Oscar Crino

Personal information
- Date of birth: 9 August 1962 (age 63)
- Place of birth: Buenos Aires, Argentina
- Position: Midfielder

Senior career*
- Years: Team / Apps / (Gls)
- 1981–1982: Tung Sing / 7 / (3)
- 1983–1985: South Melbourne / 76 / (18)
- 1985–1986: Anorthosis Famagusta
- 1987–1989: Footscray JUST / 53 / (10)
- 1989–1991: Preston Makedonia / 31 / (7)

International career
- 1981: Australia U20
- 1984: Australia B / 2 / (0)
- 1981–1989: Australia / 37 / (6)

= Oscar Crino =

Australian soccer player (born 1962)

Oscar Crino (born 9 August 1962) is a former Australian international soccer player who played as a central midfielder for the Australian national side.
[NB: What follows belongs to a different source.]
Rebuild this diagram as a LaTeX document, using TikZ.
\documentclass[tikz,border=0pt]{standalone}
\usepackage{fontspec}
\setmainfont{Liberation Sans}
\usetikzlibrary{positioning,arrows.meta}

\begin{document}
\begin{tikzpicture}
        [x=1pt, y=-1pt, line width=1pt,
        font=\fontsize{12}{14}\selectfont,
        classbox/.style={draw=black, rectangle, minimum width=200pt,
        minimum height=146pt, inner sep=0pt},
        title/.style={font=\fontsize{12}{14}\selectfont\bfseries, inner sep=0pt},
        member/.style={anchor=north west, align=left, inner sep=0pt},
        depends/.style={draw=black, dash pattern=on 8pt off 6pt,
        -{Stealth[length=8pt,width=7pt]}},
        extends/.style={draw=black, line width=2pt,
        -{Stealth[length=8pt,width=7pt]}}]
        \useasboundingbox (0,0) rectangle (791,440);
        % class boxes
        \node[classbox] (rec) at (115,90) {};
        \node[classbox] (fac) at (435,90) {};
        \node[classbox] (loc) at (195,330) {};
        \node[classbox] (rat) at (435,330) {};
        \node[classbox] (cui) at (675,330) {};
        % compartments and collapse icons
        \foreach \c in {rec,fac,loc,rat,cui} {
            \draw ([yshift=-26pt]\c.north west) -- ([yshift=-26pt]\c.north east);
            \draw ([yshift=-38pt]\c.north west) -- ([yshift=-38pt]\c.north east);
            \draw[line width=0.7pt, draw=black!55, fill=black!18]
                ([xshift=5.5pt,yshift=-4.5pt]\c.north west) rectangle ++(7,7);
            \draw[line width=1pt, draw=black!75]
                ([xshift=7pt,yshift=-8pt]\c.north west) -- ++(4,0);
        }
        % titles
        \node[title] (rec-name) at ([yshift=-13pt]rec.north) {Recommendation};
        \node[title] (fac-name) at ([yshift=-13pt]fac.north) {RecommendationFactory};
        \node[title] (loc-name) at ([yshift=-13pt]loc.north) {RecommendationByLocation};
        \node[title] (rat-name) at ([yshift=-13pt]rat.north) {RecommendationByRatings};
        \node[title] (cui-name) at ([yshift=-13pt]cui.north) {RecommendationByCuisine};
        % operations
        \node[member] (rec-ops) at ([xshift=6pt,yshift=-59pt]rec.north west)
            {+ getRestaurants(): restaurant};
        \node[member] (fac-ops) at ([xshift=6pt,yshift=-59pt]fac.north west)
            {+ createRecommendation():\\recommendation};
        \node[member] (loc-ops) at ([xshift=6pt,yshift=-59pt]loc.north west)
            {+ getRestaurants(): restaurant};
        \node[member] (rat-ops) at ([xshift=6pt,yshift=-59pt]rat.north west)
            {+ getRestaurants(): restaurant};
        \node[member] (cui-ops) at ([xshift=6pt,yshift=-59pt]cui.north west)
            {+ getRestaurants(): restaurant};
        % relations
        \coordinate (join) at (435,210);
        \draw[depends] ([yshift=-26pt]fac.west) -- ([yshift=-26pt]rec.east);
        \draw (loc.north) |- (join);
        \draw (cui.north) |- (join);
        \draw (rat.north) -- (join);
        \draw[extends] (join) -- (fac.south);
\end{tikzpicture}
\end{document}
He was an Australian Institute of Sport scholarship holder.

==Early life==
Crino was born in 1962 in Buenos Aires, Argentina and arrived in Australia with his family in 1972.

==Club career==
Crino played primarily in the National Soccer League with South Melbourne, Footscray JUST and Preston. He also played briefly in Cyprus with Anorthosis Famagusta and in Hong Kong with Tung Sing.

==International career==
A regular player in the Australian team through the 1980s, Crino played 70 times for the national team, including 37 times in full international match for six goals.

==Coaching career==
Crino is now coaching in Victorian State League 2NW with Cairnlea FC (www.cairnleafc.com.au).